### [Exercise brief]
Do any lines in the data below contain "with"? If so, copy every one of them.

### [Material for the task]
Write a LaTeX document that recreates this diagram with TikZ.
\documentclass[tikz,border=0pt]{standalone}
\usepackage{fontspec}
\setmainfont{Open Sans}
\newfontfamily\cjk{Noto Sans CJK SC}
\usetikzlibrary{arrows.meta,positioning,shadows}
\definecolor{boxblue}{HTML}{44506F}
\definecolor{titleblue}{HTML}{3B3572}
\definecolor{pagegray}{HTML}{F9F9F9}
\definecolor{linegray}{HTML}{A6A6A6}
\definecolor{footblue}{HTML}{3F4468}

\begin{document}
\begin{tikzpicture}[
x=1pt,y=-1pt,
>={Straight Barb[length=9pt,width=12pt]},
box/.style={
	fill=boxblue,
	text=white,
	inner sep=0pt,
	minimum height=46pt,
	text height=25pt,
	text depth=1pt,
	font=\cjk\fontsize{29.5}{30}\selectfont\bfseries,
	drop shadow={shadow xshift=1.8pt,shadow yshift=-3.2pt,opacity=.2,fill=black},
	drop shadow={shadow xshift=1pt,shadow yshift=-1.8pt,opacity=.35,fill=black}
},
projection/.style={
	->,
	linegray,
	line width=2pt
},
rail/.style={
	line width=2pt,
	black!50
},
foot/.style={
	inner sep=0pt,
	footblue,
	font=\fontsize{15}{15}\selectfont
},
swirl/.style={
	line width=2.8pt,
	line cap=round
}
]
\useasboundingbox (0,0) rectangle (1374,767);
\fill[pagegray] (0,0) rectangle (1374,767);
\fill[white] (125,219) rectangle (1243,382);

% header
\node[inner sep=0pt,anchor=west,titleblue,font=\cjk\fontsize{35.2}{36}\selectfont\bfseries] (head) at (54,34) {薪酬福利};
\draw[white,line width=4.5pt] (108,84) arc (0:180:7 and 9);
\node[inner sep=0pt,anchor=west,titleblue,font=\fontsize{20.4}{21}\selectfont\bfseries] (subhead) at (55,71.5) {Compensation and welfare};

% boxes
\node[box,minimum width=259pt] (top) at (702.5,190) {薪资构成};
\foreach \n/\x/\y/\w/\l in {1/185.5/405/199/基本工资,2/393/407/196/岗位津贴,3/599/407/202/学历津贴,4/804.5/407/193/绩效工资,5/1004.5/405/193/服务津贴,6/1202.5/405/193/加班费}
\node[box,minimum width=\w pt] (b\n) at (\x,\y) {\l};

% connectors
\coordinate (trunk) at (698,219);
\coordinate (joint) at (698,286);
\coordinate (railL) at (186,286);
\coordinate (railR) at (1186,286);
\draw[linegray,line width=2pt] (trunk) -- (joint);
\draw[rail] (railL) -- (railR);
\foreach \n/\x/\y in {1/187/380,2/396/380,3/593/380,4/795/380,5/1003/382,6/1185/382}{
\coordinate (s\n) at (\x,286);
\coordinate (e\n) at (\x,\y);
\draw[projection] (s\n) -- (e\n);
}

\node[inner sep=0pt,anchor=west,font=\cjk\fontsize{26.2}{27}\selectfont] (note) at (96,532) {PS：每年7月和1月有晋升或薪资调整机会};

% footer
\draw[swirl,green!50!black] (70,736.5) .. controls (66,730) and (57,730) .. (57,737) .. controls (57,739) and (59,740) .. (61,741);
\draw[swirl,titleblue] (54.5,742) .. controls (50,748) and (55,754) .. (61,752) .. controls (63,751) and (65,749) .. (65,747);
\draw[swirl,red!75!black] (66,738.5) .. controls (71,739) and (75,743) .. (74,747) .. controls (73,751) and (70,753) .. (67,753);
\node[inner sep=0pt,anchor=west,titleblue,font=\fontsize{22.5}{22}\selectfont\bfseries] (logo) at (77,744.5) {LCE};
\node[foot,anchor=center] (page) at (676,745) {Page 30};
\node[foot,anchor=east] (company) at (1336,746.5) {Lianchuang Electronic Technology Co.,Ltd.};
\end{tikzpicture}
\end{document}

---

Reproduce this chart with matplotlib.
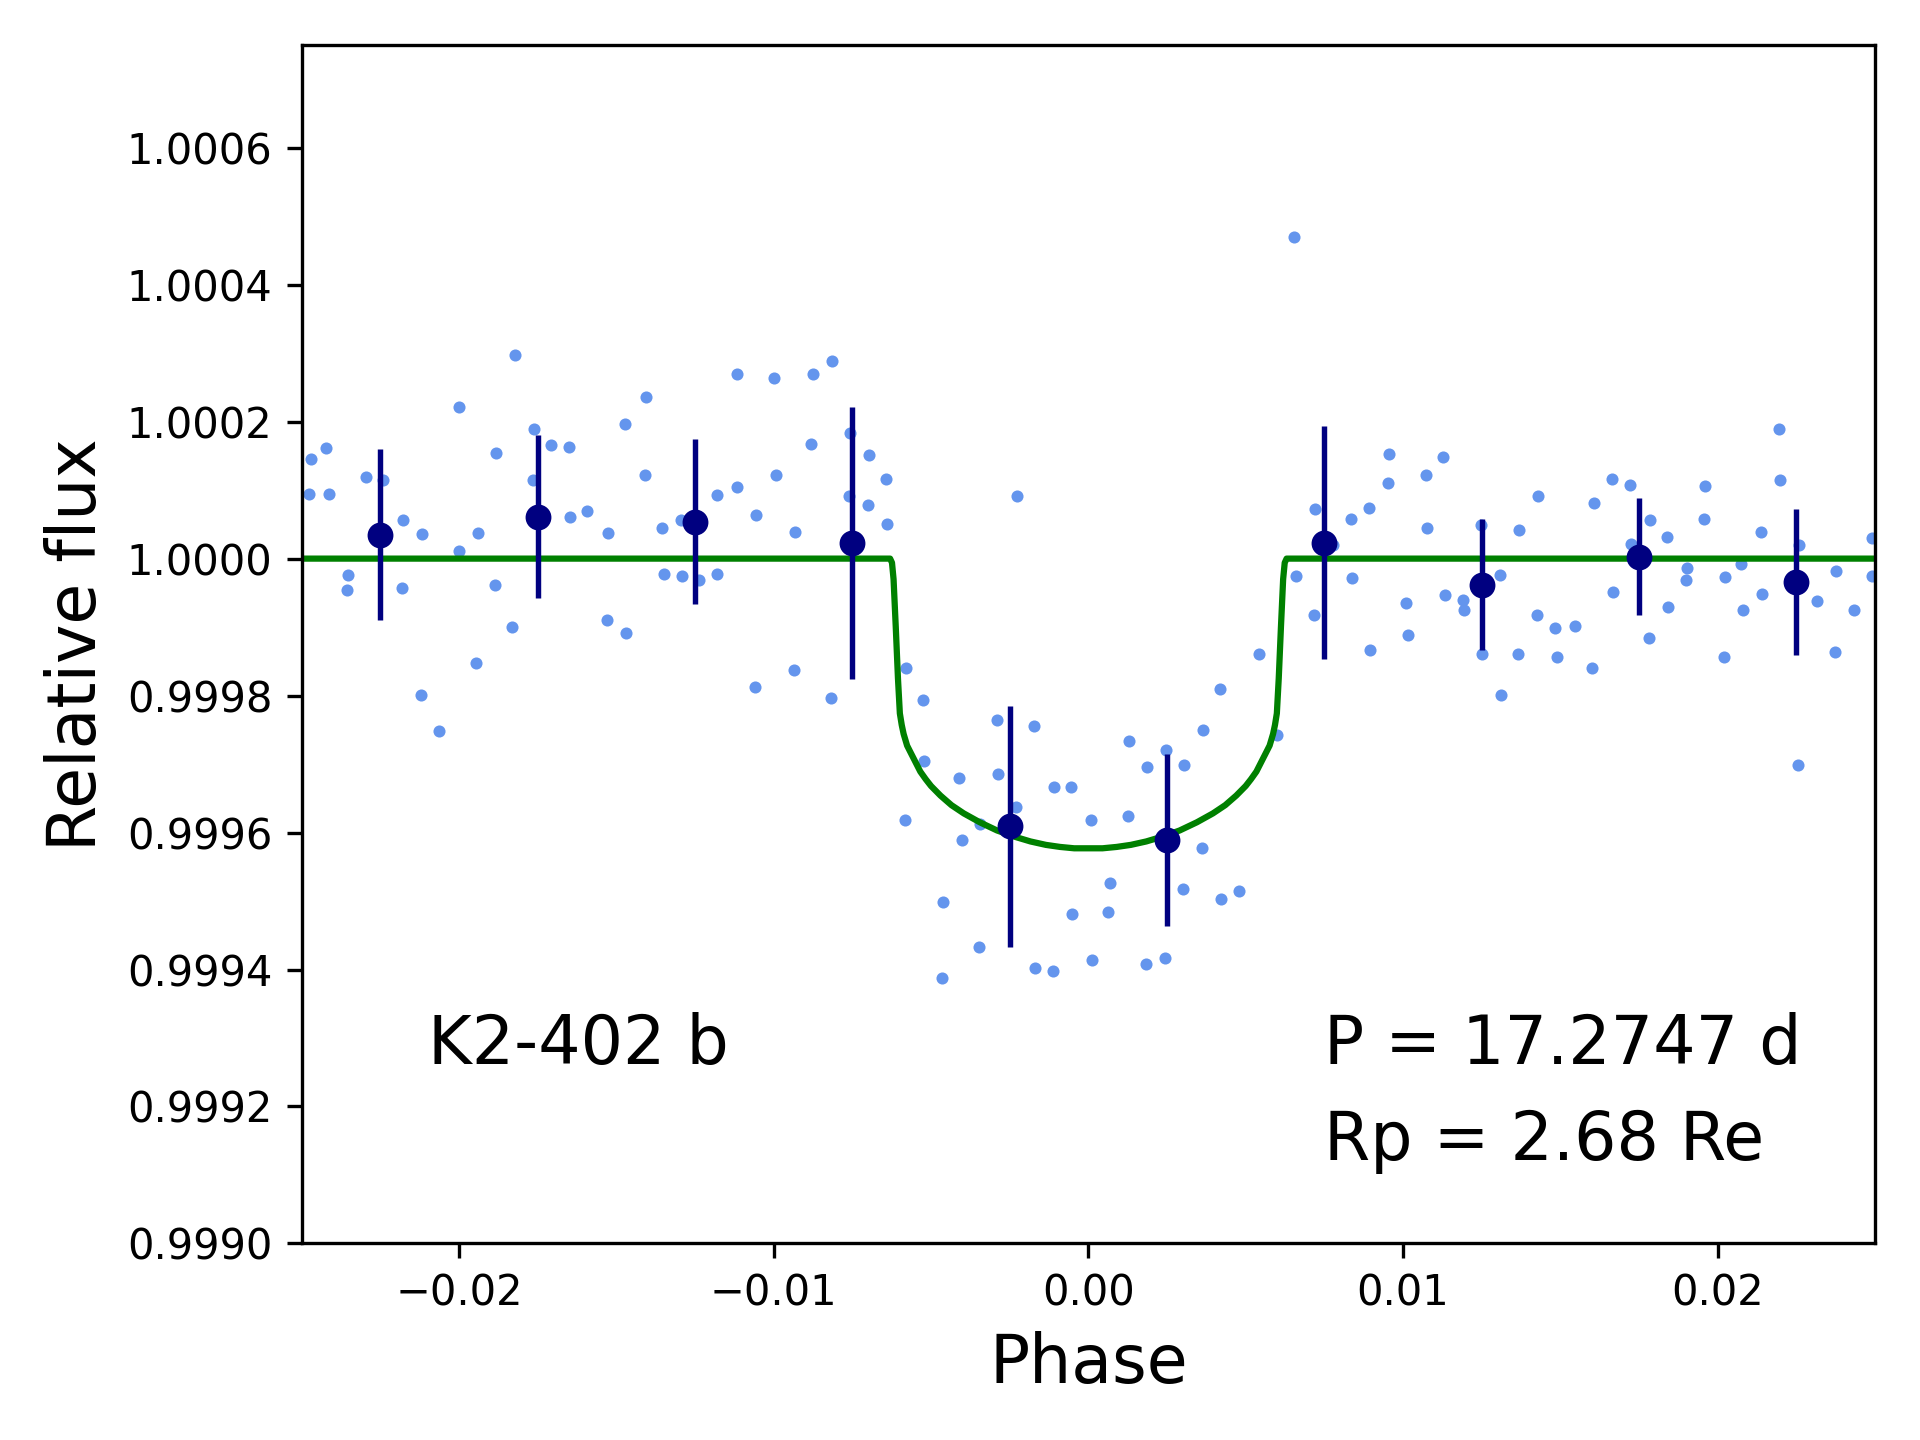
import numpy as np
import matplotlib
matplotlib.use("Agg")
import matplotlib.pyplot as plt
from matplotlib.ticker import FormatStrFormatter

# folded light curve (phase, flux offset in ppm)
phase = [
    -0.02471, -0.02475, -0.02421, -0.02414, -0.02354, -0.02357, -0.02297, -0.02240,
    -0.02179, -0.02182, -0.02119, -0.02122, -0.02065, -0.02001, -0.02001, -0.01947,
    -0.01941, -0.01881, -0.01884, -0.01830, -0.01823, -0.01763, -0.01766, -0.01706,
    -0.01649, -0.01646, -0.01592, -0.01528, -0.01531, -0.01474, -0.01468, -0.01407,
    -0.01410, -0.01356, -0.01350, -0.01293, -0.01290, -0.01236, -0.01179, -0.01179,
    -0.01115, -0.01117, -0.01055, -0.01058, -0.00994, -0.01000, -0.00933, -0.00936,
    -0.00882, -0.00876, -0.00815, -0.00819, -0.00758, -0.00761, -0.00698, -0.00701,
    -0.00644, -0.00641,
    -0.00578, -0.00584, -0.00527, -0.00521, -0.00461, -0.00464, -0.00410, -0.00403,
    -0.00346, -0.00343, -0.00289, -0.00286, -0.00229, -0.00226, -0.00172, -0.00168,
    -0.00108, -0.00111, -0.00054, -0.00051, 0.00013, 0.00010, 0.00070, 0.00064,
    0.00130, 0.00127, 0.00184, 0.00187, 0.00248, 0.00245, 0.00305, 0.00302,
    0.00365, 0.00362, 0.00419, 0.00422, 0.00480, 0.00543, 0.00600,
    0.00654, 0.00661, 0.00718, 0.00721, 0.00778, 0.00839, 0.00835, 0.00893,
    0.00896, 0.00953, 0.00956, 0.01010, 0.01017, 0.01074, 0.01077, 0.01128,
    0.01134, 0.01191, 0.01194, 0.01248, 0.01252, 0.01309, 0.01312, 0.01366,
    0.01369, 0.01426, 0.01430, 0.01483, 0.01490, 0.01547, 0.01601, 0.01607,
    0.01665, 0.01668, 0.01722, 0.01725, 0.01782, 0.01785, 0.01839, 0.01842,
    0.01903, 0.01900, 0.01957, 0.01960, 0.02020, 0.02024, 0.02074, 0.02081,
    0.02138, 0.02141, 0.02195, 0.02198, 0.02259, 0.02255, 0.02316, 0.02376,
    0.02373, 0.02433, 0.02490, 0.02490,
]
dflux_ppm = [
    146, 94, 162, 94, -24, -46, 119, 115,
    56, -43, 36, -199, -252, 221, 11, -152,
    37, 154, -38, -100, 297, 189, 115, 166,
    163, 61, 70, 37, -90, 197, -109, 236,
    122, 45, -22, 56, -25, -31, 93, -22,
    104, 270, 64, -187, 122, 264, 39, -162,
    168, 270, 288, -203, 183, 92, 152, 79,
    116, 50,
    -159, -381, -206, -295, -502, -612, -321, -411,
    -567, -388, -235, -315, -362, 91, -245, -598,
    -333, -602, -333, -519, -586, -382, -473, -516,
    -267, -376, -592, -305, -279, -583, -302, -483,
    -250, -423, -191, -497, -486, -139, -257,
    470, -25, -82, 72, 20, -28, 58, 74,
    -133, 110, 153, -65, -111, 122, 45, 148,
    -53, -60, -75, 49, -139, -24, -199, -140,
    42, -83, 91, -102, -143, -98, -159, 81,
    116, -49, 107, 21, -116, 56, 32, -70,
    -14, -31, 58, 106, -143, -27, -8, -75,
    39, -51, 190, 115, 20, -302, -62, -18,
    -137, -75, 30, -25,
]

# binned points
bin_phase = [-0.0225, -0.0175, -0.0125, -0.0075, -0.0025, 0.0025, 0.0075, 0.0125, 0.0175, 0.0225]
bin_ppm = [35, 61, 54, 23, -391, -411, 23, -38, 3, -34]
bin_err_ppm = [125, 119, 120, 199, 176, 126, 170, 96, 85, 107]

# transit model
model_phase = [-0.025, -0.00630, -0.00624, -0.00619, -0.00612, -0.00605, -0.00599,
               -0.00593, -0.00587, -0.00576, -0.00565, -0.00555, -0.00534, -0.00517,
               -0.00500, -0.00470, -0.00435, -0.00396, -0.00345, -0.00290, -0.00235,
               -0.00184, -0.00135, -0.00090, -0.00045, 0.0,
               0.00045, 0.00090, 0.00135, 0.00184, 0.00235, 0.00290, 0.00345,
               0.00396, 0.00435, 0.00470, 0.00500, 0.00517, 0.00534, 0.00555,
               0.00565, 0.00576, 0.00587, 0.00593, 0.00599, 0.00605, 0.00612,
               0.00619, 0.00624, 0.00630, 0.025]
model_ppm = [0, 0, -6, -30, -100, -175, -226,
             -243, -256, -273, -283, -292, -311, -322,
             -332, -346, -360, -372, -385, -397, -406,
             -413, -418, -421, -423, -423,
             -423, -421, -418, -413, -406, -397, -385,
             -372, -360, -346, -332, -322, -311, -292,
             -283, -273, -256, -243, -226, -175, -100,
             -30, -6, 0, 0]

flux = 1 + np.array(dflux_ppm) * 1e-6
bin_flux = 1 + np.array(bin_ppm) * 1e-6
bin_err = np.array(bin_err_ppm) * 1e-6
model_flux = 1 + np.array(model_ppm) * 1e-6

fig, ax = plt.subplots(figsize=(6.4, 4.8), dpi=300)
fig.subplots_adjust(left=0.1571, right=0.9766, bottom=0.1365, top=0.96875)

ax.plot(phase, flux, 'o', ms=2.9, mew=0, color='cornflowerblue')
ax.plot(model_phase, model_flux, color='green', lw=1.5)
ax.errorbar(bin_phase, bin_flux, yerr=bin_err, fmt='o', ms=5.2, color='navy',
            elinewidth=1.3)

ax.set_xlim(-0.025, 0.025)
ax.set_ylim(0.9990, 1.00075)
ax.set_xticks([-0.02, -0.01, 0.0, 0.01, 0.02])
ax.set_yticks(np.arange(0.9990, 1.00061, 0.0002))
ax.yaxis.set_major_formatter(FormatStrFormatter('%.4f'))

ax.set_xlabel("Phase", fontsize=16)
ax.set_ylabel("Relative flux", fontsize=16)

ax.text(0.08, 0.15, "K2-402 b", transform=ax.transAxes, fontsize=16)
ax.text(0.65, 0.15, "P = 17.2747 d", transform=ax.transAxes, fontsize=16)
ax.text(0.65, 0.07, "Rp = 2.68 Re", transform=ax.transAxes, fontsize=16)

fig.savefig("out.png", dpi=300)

* * *

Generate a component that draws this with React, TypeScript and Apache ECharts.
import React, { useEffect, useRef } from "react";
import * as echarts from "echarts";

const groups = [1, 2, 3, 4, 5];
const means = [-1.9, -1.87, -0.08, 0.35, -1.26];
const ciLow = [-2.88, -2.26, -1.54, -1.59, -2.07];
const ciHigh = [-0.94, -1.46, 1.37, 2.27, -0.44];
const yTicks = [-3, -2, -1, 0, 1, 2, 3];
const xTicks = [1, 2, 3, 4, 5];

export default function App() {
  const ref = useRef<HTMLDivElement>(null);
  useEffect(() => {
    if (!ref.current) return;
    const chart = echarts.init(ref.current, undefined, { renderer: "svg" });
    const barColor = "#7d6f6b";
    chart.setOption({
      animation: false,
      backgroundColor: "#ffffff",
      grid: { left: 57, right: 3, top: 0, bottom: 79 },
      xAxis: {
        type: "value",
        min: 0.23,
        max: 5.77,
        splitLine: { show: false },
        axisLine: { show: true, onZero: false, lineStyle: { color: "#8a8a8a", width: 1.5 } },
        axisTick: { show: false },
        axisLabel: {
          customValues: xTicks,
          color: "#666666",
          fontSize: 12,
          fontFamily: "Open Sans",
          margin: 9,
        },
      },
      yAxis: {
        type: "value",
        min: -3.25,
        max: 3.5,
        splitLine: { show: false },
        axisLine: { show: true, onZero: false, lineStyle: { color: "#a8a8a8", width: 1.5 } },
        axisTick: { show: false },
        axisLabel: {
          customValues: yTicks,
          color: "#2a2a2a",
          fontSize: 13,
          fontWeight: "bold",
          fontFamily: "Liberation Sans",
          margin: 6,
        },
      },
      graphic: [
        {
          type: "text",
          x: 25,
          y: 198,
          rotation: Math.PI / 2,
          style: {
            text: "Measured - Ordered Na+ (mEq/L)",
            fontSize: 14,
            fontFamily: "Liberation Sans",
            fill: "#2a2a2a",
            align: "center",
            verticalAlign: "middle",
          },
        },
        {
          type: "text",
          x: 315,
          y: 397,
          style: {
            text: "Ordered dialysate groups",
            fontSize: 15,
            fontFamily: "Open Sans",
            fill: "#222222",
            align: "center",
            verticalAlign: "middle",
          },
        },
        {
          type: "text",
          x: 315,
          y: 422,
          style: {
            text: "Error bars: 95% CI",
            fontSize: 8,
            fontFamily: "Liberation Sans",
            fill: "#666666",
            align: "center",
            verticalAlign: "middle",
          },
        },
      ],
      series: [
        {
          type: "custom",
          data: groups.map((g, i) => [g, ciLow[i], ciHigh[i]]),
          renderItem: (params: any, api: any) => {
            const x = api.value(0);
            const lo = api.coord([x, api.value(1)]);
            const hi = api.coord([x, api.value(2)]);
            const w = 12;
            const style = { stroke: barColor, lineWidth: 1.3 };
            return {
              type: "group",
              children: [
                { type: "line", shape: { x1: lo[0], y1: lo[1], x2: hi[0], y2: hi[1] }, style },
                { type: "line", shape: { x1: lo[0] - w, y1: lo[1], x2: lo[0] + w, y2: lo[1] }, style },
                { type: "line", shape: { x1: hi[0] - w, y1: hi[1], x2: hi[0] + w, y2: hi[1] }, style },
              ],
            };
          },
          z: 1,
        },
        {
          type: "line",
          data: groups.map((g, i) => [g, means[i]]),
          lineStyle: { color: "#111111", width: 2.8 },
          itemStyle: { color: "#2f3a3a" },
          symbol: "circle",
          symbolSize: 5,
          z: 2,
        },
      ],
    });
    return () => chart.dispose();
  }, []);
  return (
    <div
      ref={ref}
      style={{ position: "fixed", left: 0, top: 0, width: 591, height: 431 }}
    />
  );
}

### [Solution]
Write a LaTeX document that recreates this diagram with TikZ.
Reproduce this chart with matplotlib.
Generate a component that draws this with React, TypeScript and Apache ECharts.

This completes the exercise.